External hard drives are becoming more affordable everyday and are often used by consumers when the main, internal drive has run out of storage space. External drives also offer the luxury of portability, meaning that you can plug it into another computer and instantly have access to all the data. However, all that data is far more vulnerable since it isn't secured inside a computer case. Mechanical and logical failures typically occur with greater frequency with external drives. Carelessness when handling or unsuitable storage are additional problems to think about that you wouldn't usually have to with an internal drive. You should make sure your external hard drive is stably secured and kept out of sunlight. Also, be careful not to knock the drive from heights or spill liquids onto it.
A major tell-tale sign that your drive has mechanically failed is a clicking noise being emitted, which means that the read/write head is damaged. A buzzing noise often means that the spindle is seized, a symptom typical of a drive that has been knocked over. Overheating of the drive can cause it to become unrecognisable by the BIOS, with recovery variable depending on the damage to the magnetic platters. Recovering data from an external drive from a mechanical fault at home isn't recommended. You should hand the drive over to a professional recovery company who will have the right tools to help get your data back.
If you remove the drive during a file transfer or when data is being accessed then it can cause a logical failure. If something like this has happened to you then it is easier—and more affordable—to attempt to get your data back on your own. Whether mechanical or logical, the first thing you should do is stop using the drive immediately. Any further actions could cause more damage to the drive’s components and risk permanently removing the files you want to recover. If possible, create an image of the drive so that whatever action you take from this point on can be reversed. Then, mount the drive as read only to avoid accidentally overwriting anything.

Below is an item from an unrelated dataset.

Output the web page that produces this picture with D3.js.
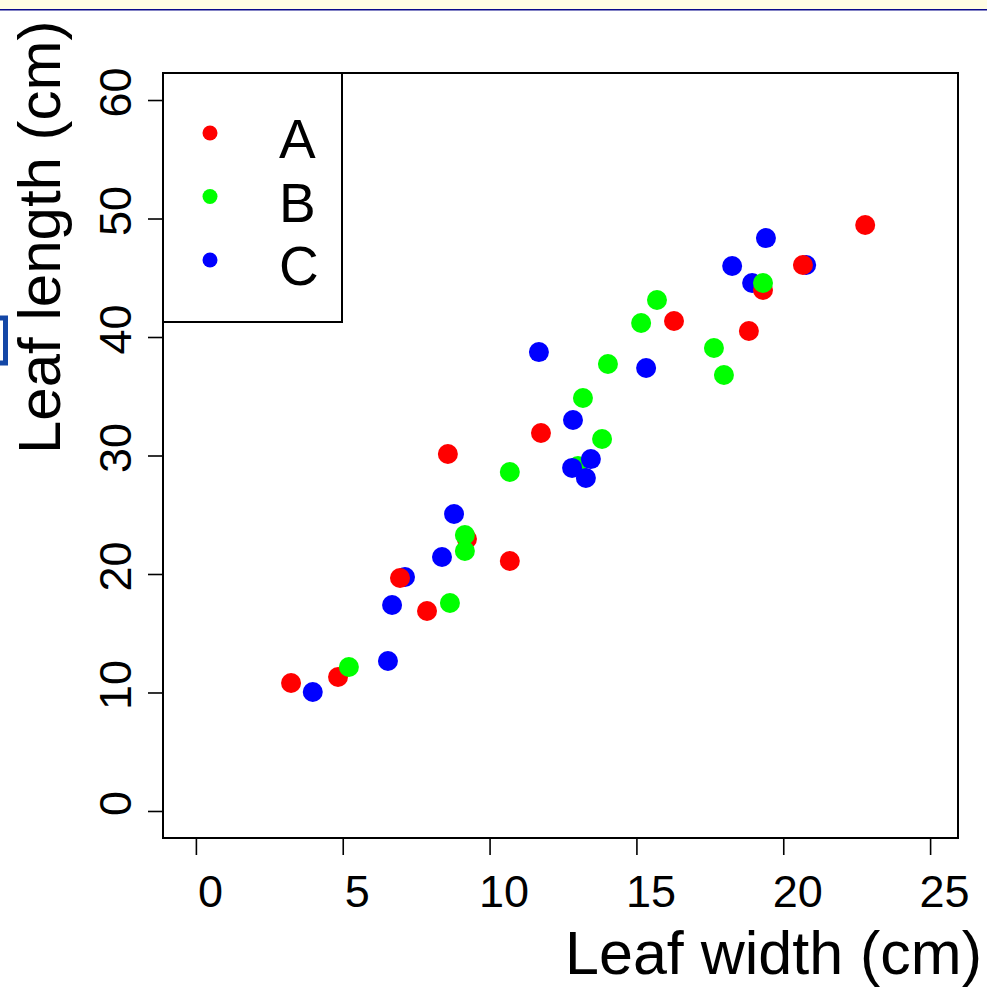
<!DOCTYPE html>
<html><head><meta charset="utf-8">
<script src="https://cdn.jsdelivr.net/npm/d3@7"></script>
<style>html,body{margin:0;padding:0;background:#fff;}svg{display:block;}</style>
</head><body>
<script>
// ---- data (drawing order) ----
const categories = ["A", "B", "C"];
const colors = ["#FF0000", "#00FF00", "#0000FF"];
const species = [
  "B",
  "C","C","C","C","C","C","C","C","C","C","C","C","C","C","C","C",
  "A","A","A","A","A","A","A","A","A","A","A","A","A",
  "B","B","B","B","B","B","B","B","B","B","B","B","B"
];
const leafWidth = [
  13.01,
  3.98, 6.54, 6.68, 7.12, 8.38, 8.79, 11.68, 12.84, 12.81, 13.28, 13.45, 15.33, 18.26, 18.94, 19.41, 20.78,
  3.24, 4.84, 6.95, 7.87, 8.58, 9.23, 10.69, 11.75, 16.28, 18.83, 19.31, 20.67, 22.79,
  5.21, 8.65, 9.16, 9.16, 10.69, 13.18, 13.83, 14.03, 15.16, 15.70, 17.64, 17.98, 19.31
];
const leafLength = [
  29.11,
  10.04, 12.66, 17.38, 19.75, 21.43, 25.06, 38.73, 33.0, 28.95, 28.10, 29.70, 37.38, 45.99, 44.56, 48.35, 46.08,
  10.80, 11.31, 19.66, 16.88, 30.13, 22.95, 21.10, 31.90, 41.35, 40.51, 43.97, 46.08, 49.45,
  12.15, 17.55, 23.29, 21.94, 28.61, 34.85, 31.39, 37.72, 41.18, 43.12, 39.07, 36.79, 44.56
];
const xTicks = [0, 5, 10, 15, 20, 25];
const yTicks = [0, 10, 20, 30, 40, 50, 60];
const xTitle = "Leaf width (cm)";
const yTitle = "Leaf length (cm)";

// ---- layout ----
const W = 987, H = 987;
const pLeft = 163, pRight = 958, pTop = 73, pBottom = 838;
const font = "'Liberation Sans', Arial, sans-serif";

const svg = d3.select("body").append("svg").attr("width", W).attr("height", H);

// top banner
svg.append("rect").attr("x", 0).attr("y", 0).attr("width", W).attr("height", 9).attr("fill", "#FFFDE3");
svg.append("rect").attr("x", 0).attr("y", 9).attr("width", W).attr("height", 1.5).attr("fill", "#0A0A8C");
// left edge mark
svg.append("rect").attr("x", -3).attr("y", 318).attr("width", 8.5).attr("height", 45)
  .attr("fill", "#fff").attr("stroke", "#1447A6").attr("stroke-width", 5);

const x = d3.scaleLinear().domain([-1.12, 25.95]).range([pLeft, pRight]);
const y = d3.scaleLinear().domain([-2.28, 62.28]).range([pBottom, pTop]);
const color = d3.scaleOrdinal().domain(categories).range(colors);

// x axis
const xAxis = svg.append("g").attr("transform", `translate(0,${pBottom})`)
  .call(d3.axisBottom(x).tickValues(xTicks).tickSize(17).tickSizeOuter(0).tickFormat(d3.format("d")));
xAxis.select(".domain").remove();
xAxis.selectAll(".tick line").attr("stroke", "#000").attr("stroke-width", 1.6);
xAxis.selectAll(".tick text").attr("font-family", font).attr("font-size", 45).attr("fill", "#000")
  .attr("dy", null).attr("y", 69).attr("x", 14);

// y axis
const yAxis = svg.append("g").attr("transform", `translate(${pLeft},0)`)
  .call(d3.axisLeft(y).tickValues(yTicks).tickSize(15).tickSizeOuter(0).tickFormat(d3.format("d")));
yAxis.select(".domain").remove();
yAxis.selectAll(".tick line").attr("stroke", "#000").attr("stroke-width", 1.6);
yAxis.selectAll(".tick text").attr("font-family", font).attr("font-size", 45).attr("fill", "#000")
  .attr("text-anchor", "middle").attr("dy", null).attr("x", null)
  .attr("transform", "translate(-32,-8) rotate(-90)").attr("y", 0);

// plot box
svg.append("rect").attr("x", pLeft).attr("y", pTop).attr("width", pRight - pLeft).attr("height", pBottom - pTop)
  .attr("fill", "none").attr("stroke", "#000").attr("stroke-width", 2);

// points
svg.append("g").selectAll("circle").data(d3.range(species.length)).join("circle")
  .attr("cx", i => x(leafWidth[i])).attr("cy", i => y(leafLength[i])).attr("r", 10)
  .attr("fill", i => color(species[i]));

// legend
const leg = svg.append("g");
leg.append("rect").attr("x", pLeft).attr("y", pTop).attr("width", 179).attr("height", 249)
  .attr("fill", "#fff").attr("stroke", "#000").attr("stroke-width", 2);
categories.forEach((c, k) => {
  leg.append("circle").attr("cx", 210).attr("cy", 133 + k * 63.5).attr("r", 7.5).attr("fill", color(c));
  leg.append("text").attr("x", 279).attr("y", 158 + k * 63.5).attr("font-family", font)
    .attr("font-size", 55).attr("fill", "#000").text(c);
});

// titles
svg.append("text").attr("x", 982).attr("y", 974).attr("text-anchor", "end")
  .attr("font-family", font).attr("font-size", 61).attr("fill", "#000").text(xTitle);
svg.append("text").attr("transform", "translate(60,454) rotate(-90)").attr("text-anchor", "start")
  .attr("font-family", font).attr("font-size", 60).attr("fill", "#000").text(yTitle);
</script>
</body></html>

You should next try to recover your data by using suitable programs, like R-Studio, Asoftech or {{|EaseUS}}. They are all different, so be sure to choose one that looks like the most user friendly for you. You should then follow the steps that the program presents. Don’t give up hope if one of the programs doesn’t turn up the data you need, because results can vary. Be sure not to back up any recovered data to the same external hard drive as this can cause further complications.

You can save yourself a lot of hassle and money by remembering to constantly back up your data. The cost of having to get your external hard drive repaired by professionals far exceeds simply buying a replacement. Remember that mechanical failures should always be dealt with by data recovery companies so that you don’t run the risk of destroying your data permanently. For logical failures, attempt the above procedures before splitting with your cash.